Not done racing, James and crew headed back down to Florida the following weekend for the FL2K Race at Bradenton. Unfortunately, the long journey was brought to a quick end when James went -.002 red in the first round.
“We weren’t planning on going to Duck’s race, but we didn’t want to end the season like that and thought it would be pretty dumb to drive past South Georgia Motorsports Park where No Mercy was and not race,” James said of her decision to put a few more laps in after the Bradenton mishap.
“We went two or three rounds there and lost by .004 to Brian Keep. It was so damn close!”
That marked the end of a very busy, very trying 2020 racing season and year as a whole, and with a third-place finish in NMRA points and numerous round wins, James has reason to be in a positive frame of mind going into the off season.

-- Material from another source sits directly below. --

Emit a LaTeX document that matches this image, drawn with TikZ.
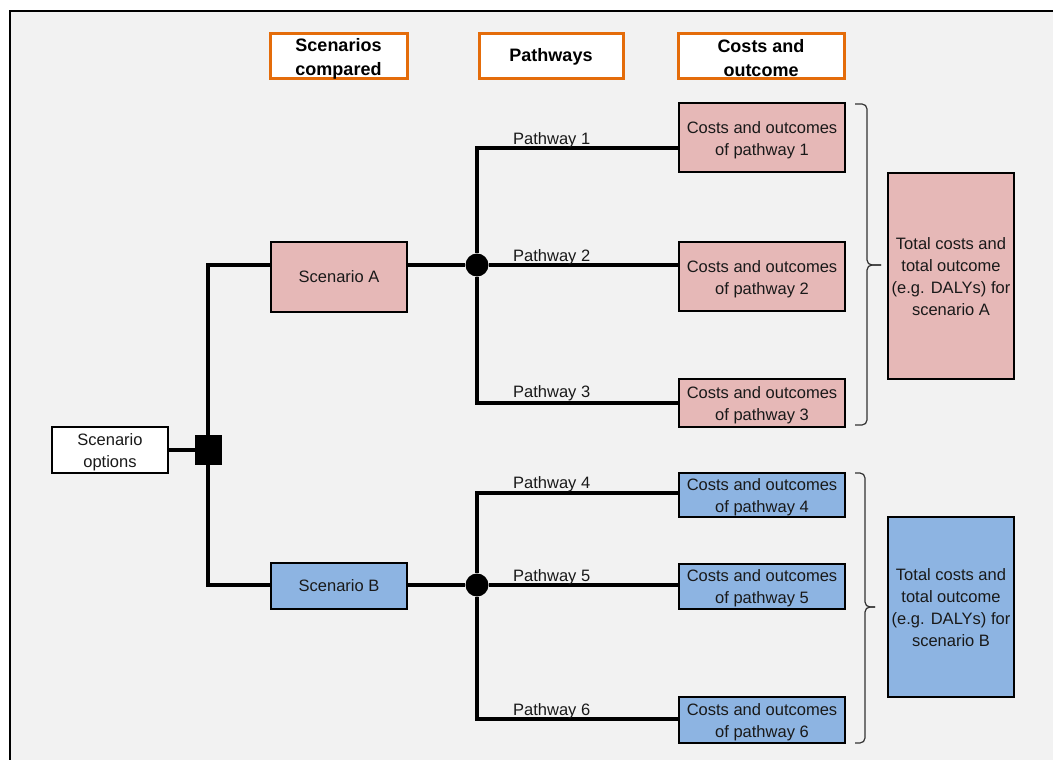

“My worst light of the last four races was an .038. I hope to keep the fire lit over the off season.” With the War Eagle parked indoors during the winter months, James mentioned that it will be getting an updated MoTeC EFI system so they can switch to a coil-on-plug ignition for a little more control and reliability going into the 2021 racing season.
Rising from the ashes of its predecessor, the War Eagle proved it has the right stuff. And perhaps the 2021 season might just see it take that giant leap that take James to the NMRA Edelbrock Renegade championship once again.